The first thought is wonderment at how often I have my eyes downward, focused on each individual skirmish. My initial reaction, should I react at all, is to pull into a shell and think "no no no no" like a child that refuses to listen. While that might work here and there, I gain nothing from it in the long run. I don't really learn anything, and the battle begins anew the next time around from exactly the same place I started from. How much better off would I be if, when attacked and tempted, I lifted my eyes UPWARD and allowed the Lord to guide me? What if I allowed God to show me the entire war - the victories that were being won and the surge of the host of heaven! No more hunkering down and bracing myself, but instead looking to the Lord for deliverance. How then would each battle look? 

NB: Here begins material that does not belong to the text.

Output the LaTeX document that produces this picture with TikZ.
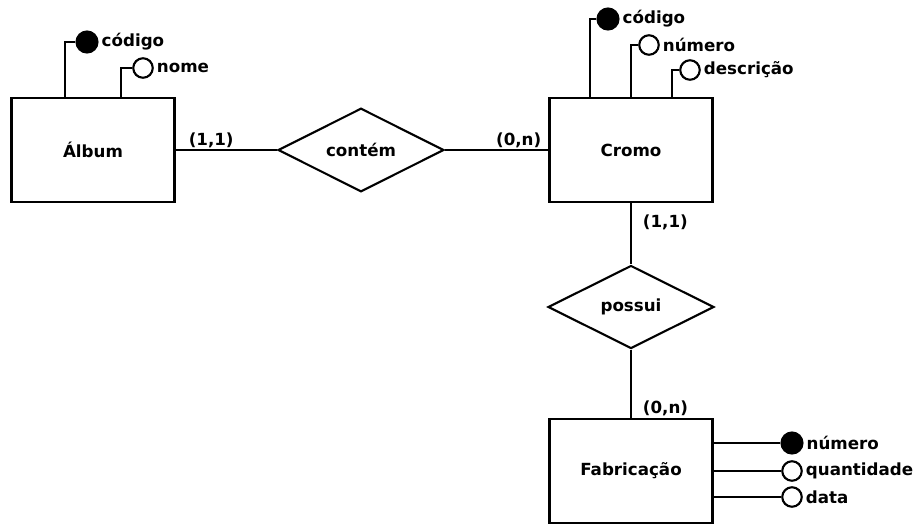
\documentclass[tikz,border=0pt]{standalone}
\usepackage{fontspec}
\setmainfont{DejaVu Sans}
\usepackage{tikz}
\usetikzlibrary{
	calc,											% 坐标计算
	positioning,									% 节点的高级摆放
	shapes.geometric,								% 几何形状
}

\begin{document}
\begin{tikzpicture}[x=0.2mm,y=-0.2mm,line width=1.2pt,
		font=\fontsize{9.5}{11}\selectfont\bfseries,
		entity/.style={draw,rectangle,line width=1.5pt,minimum width=32.6mm,minimum height=20.8mm,inner sep=0pt},
		relation/.style={draw,diamond,minimum width=33.2mm,minimum height=16.6mm,inner sep=0pt},
		keyattr/.style={draw,circle,fill=black,minimum size=4.2mm,inner sep=0pt},
		attr/.style={draw,circle,fill=white,minimum size=3.9mm,inner sep=0pt},
		attrname/.style={right=0pt of #1,inner sep=1.2pt},
		card/.style={inner sep=0.5pt}]
		\useasboundingbox (0,0) rectangle (917,524);
		% 实体与联系
		\node[entity] (album) at (93,150) {Álbum};
		\node[relation] (contem) at (361,150) {contém};
		\node[entity] (cromo) at (631,150) {Cromo};
		\node[relation] (possui) at (631,307) {possui};
		\node[entity] (fab) at (631,471) {Fabricação};
		\draw (album.east) -- (contem.west);
		\draw (contem.east) -- (cromo.west);
		\draw (cromo.south) -- (possui.north);
		\draw (possui.south) -- (fab.north);
		% 基数
		\node[card,above right=0pt and 2.2mm of album.east] (c11a) {(1,1)};
		\node[card,above left=0pt and 1mm of cromo.west] (c0na) {(0,n)};
		\node[card,below right=2mm and 2mm of cromo.south] (c11b) {(1,1)};
		\node[card,above right=0pt and 2mm of fab.north] (c0nb) {(0,n)};
		% Álbum 的属性
		\node[keyattr] (acod) at (87,42) {};
		\node[attrname=acod] (acodl) {código};
		\node[attr] (anome) at (143,68) {};
		\node[attrname=anome] (anomel) {nome};
		\draw (acod.west) -| ($(album.north west)!1/3!(album.north east)$);
		\draw (anome.west) -| ($(album.north west)!2/3!(album.north east)$);
		% Cromo 的属性
		\node[keyattr] (ccod) at (608,19) {};
		\node[attrname=ccod] (ccodl) {código};
		\node[attr] (cnum) at (649,45) {};
		\node[attrname=cnum] (cnuml) {número};
		\node[attr] (cdesc) at (690,70) {};
		\node[attrname=cdesc] (cdescl) {descrição};
		\draw (ccod.west) -| ($(cromo.north west)!1/4!(cromo.north east)$);
		\draw (cnum.west) -| (cromo.north);
		\draw (cdesc.west) -| ($(cromo.north west)!3/4!(cromo.north east)$);
		% Fabricação 的属性
		\node[keyattr] (fnum) at (792,443) {};
		\node[attrname=fnum] (fnuml) {número};
		\node[attr] (fqtd) at (792,471) {};
		\node[attrname=fqtd] (fqtdl) {quantidade};
		\node[attr] (fdata) at (792,497) {};
		\node[attrname=fdata] (fdatal) {data};
		\draw (fnum.west) -- (fnum.west -| fab.east);
		\draw (fqtd.west) -- (fqtd.west -| fab.east);
		\draw (fdata.west) -- (fdata.west -| fab.east);
	\end{tikzpicture}
\end{document}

The second thought is that running from sin doesn't help either. If I drift in and out of drugs (which I don't, for the record), and decide to get clean, simply changing where I live or who I hang out with will only help for a short period of time. Eventually, whether it's with the same crowd or a brand new one, my sinful nature will find a way back into whatever I was doing beforehand. What is required (thanks Anna and Josh) isn't a change of scenery, it's a change of heart. If the heart remains the same, why should the body change it's habits? Cleaning the fridge of beer, throwing out the dirty magazines, deleting that person's number - it serves only as a bandaid for an open wound. It will last for a time, but bleed through. I need to be made new - heart, mind and soul - in order for those changes to take effect. 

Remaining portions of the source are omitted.